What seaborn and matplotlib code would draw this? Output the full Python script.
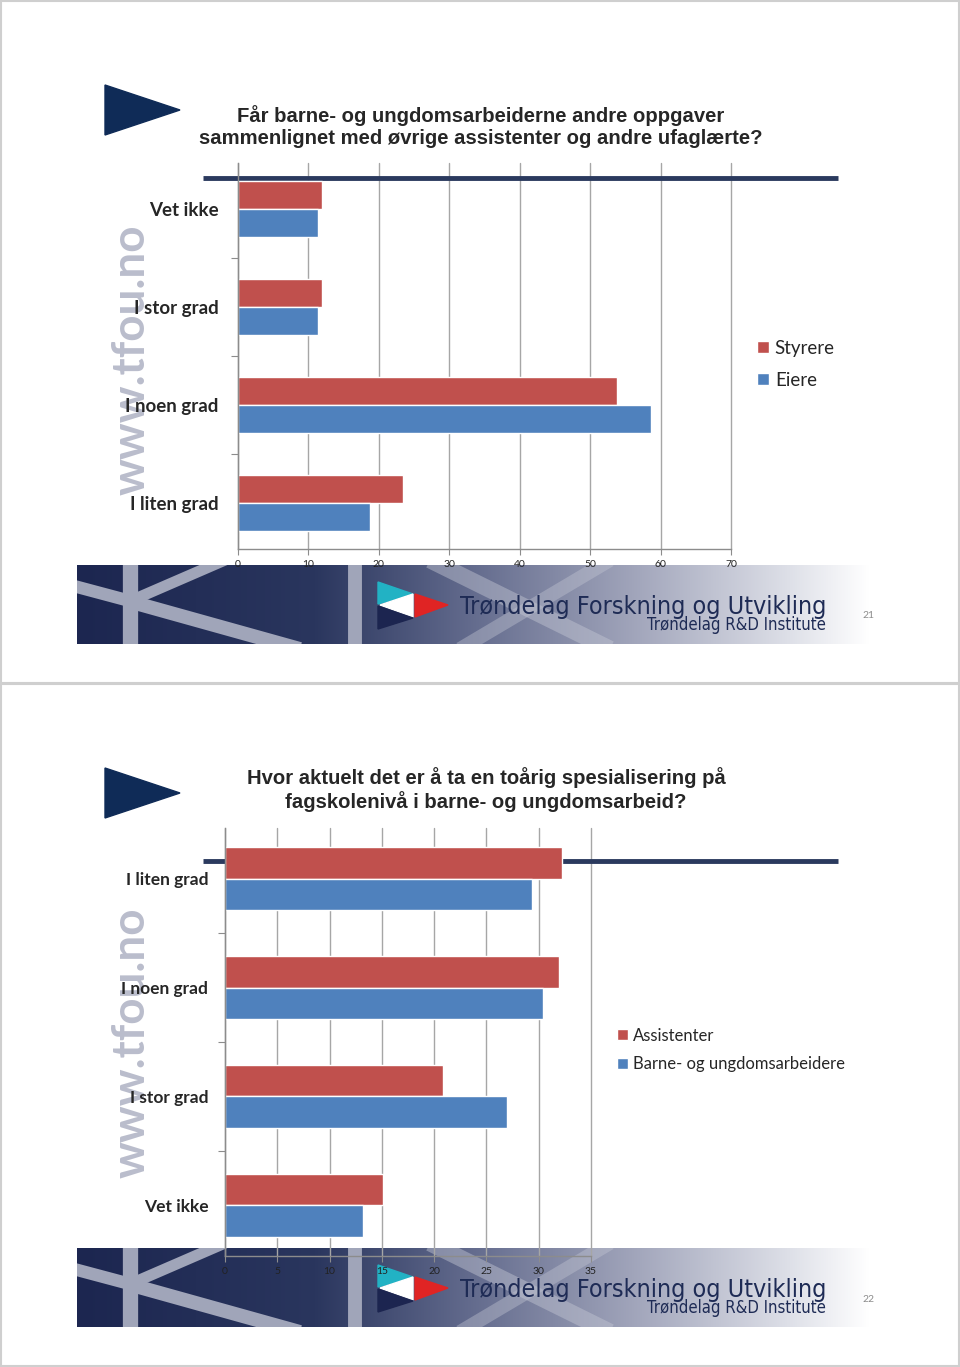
import numpy as np
import pandas as pd
import matplotlib
matplotlib.use("Agg")
import matplotlib.pyplot as plt
import seaborn as sns
from matplotlib.patches import Polygon, Rectangle

# slide 21
cats1 = ["Vet ikke", "I stor grad", "I noen grad", "I liten grad"]
series1 = ["Styrere", "Eiere"]
styrere = [11.9, 11.9, 53.8, 23.4]
eiere = [11.3, 11.3, 58.6, 18.8]
xticks1 = [0, 10, 20, 30, 40, 50, 60, 70]
title1 = "Får barne- og ungdomsarbeiderne andre oppgaver\nsammenlignet med øvrige assistenter og andre ufaglærte?"

# slide 22
cats2 = ["I liten grad", "I noen grad", "I stor grad", "Vet ikke"]
series2 = ["Assistenter", "Barne- og ungdomsarbeidere"]
assistenter = [32.2, 31.9, 20.8, 15.1]
bua = [29.4, 30.4, 27.0, 13.2]
xticks2 = [0, 5, 10, 15, 20, 25, 30, 35]
title2 = "Hvor aktuelt det er å ta en toårig spesialisering på\nfagskolenivå i barne- og ungdomsarbeid?"

RED = "#c0504d"
BLUE = "#4f81bd"
NAVY = "#0f2b57"
W, H = 960, 1367

sns.set_theme(style="white")
plt.rcParams["font.family"] = ["Lato", "DejaVu Sans"]

fig = plt.figure(figsize=(W / 100, H / 100), dpi=100)
bg = fig.add_axes([0, 0, 1, 1], zorder=-5)
bg.axis("off")


def px_axes(l, t, r, b):
    return fig.add_axes([l / W, 1 - b / H, (r - l) / W, (b - t) / H])


def slide_deco(top, page):
    # slide frame
    bg.add_patch(Rectangle((1, top + 1), W - 2, 682, fill=False, ec="#cfcfcf", lw=1.5))
    # arrow
    bg.add_patch(Polygon([(105, top + 85), (105, top + 135), (180, top + 110)], color=NAVY))
    # footer banner
    y0, x0, x1, h = top + 565, 77, 870, 79
    stops = [0, 0.3, 0.5, 0.7, 0.9, 1.0]
    cols = np.array([[28, 38, 80], [42, 54, 94], [100, 108, 142],
                     [160, 164, 186], [222, 224, 232], [255, 255, 255]]) / 255
    xs = np.linspace(0, 1, 400)
    grad = np.stack([np.interp(xs, stops, cols[:, k]) for k in range(3)], axis=-1)[None]
    bg.imshow(grad, extent=[x0, x1, y0 + h, y0], aspect="auto", zorder=1)
    clip = Rectangle((x0, y0), x1 - x0, h, transform=bg.transData)
    st = dict(color="#a0a5b9", solid_capstyle="butt", zorder=2)
    stripes = [
        ([130, 130], [y0 - 5, y0 + h + 5], 11, st),
        ([70, 130], [y0 + 20, y0 + 36], 9, st),
        ([135, 300], [y0 + 38, y0 + h + 5], 10, st),
        ([135, 225], [y0 + 34, y0 - 5], 8, st),
        ([355, 355], [y0 - 5, y0 + h + 5], 10, st),
        ([430, 610], [y0 - 5, y0 + h + 5], 12, dict(color="#c4c7d4", alpha=0.45, solid_capstyle="butt", zorder=2)),
        ([610, 460], [y0 - 5, y0 + h + 5], 10, dict(color="#c4c7d4", alpha=0.4, solid_capstyle="butt", zorder=2)),
    ]
    for xs_, ys_, lw, kw in stripes:
        ln, = bg.plot(xs_, ys_, lw=lw, **kw)
        ln.set_clip_path(clip)
    # logo
    bg.add_patch(Polygon([(378, y0 + 17), (413, y0 + 29), (378, y0 + 39)], color="#22b2c4", zorder=3))
    bg.add_patch(Polygon([(380, y0 + 40), (413, y0 + 29), (413, y0 + 52)], color="white", zorder=3))
    bg.add_patch(Polygon([(378, y0 + 41), (413, y0 + 53), (378, y0 + 64)], color="#1c2550", zorder=3))
    bg.add_patch(Polygon([(415, y0 + 29), (448, y0 + 40), (415, y0 + 52)], color="#e02424", zorder=3))
    bg.text(826, y0 + 42, "Trøndelag Forskning og Utvikling", ha="right", va="center",
            fontsize=18, family="DejaVu Sans", fontstretch="condensed", color="#1e2b55", zorder=4)
    bg.text(826, y0 + 60, "Trøndelag R&D Institute", ha="right", va="center",
            fontsize=12, family="DejaVu Sans", fontstretch="condensed", color="#1e2b55", zorder=4)
    bg.text(868, top + 616, page, ha="center", va="center", fontsize=7.5, color="#8c8c8c")
    # watermark
    bg.text(132, top + 360, "www.tfou.no", rotation=90, ha="center", va="center",
            fontsize=33, fontweight="bold", color="#babdcc")


def draw_chart(ax, cats, series, a, b, xmax, xticks, leg_xy, legsize, spacing, pad, labsize):
    df = pd.DataFrame({
        "kategori": cats * 2,
        "serie": [series[0]] * len(cats) + [series[1]] * len(cats),
        "verdi": a + b,
    })
    sns.barplot(data=df, y="kategori", x="verdi", hue="serie", order=cats, hue_order=series,
                palette=[RED, BLUE], orient="h", width=0.57, saturation=1, ax=ax)
    ax.set_xlim(0, xmax)
    ax.set_xticks(xticks)
    ax.set_xlabel("")
    ax.set_ylabel("")
    ax.set_facecolor("none")
    ax.set_axisbelow(True)
    ax.xaxis.grid(True, color="#a6a6a6", lw=1)
    for gl in ax.get_xgridlines():
        gl.set_clip_on(False)
    for s in ["top", "right"]:
        ax.spines[s].set_visible(False)
    for s in ["left", "bottom"]:
        ax.spines[s].set_color("#8c8c8c")
        ax.spines[s].set_linewidth(1)
    ax.set_yticks(np.arange(-0.5, len(cats), 1), minor=True)
    ax.tick_params(axis="y", which="major", length=0, pad=pad, labelsize=labsize)
    ax.tick_params(axis="y", which="minor", left=True, length=5, width=0.8, color="#8c8c8c")
    ax.tick_params(axis="x", bottom=True, length=4, width=0.8, color="#8c8c8c",
                   labelsize=7.5, pad=4, labelcolor="#222222")
    for t in ax.get_yticklabels():
        t.set_fontweight("bold")
    leg = ax.get_legend()
    handles = leg.legend_handles
    labels = [t.get_text() for t in leg.get_texts()]
    ax.legend(handles, labels, loc="center left",
              bbox_to_anchor=(leg_xy[0] / W, 1 - leg_xy[1] / H), bbox_transform=fig.transFigure,
              frameon=False, fontsize=legsize, handlelength=0.65, handleheight=0.65,
              handletextpad=0.3, labelspacing=spacing, borderpad=0, borderaxespad=0)


# slide 21
slide_deco(0, "21")
bg.text(481, 126.5, title1, ha="center", va="center", fontsize=14.6, fontweight="bold",
        family="Liberation Sans", linespacing=1.2)
ax1 = px_axes(238, 163, 731, 549)
draw_chart(ax1, cats1, series1, styrere, eiere, 70, xticks1, (757, 364), 13.5, 0.8, 14, 13.5)
ax1.plot([203, 838], [178, 178], color="#2b3a5e", lw=3.5, transform=bg.transData,
         clip_on=False, zorder=0.8, solid_capstyle="butt")

# slide 22
slide_deco(683, "22")
bg.text(486, 789.5, title2, ha="center", va="center", fontsize=14.6, fontweight="bold",
        family="Liberation Sans", linespacing=1.2)
ax2 = px_axes(225, 828, 591, 1256)
draw_chart(ax2, cats2, series2, assistenter, bua, 35, xticks2, (617, 1050), 12, 0.75, 12, 12.5)
ax2.plot([203, 838], [861, 861], color="#2b3a5e", lw=3.5, transform=bg.transData,
         clip_on=False, zorder=0.8, solid_capstyle="butt")

bg.set_xlim(0, W)
bg.set_ylim(H, 0)

fig.savefig("out.png", dpi=100)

■ ■ ■

• [Problem statement] Return the material line for line, from its beginning to the line that contains "from matplotlib.patches import", with the pictures left out.

• [Answer to this problem]
What seaborn and matplotlib code would draw this? Output the full Python script.
import numpy as np
import pandas as pd
import matplotlib
matplotlib.use("Agg")
import matplotlib.pyplot as plt
import seaborn as sns
from matplotlib.patches import Polygon, Rectangle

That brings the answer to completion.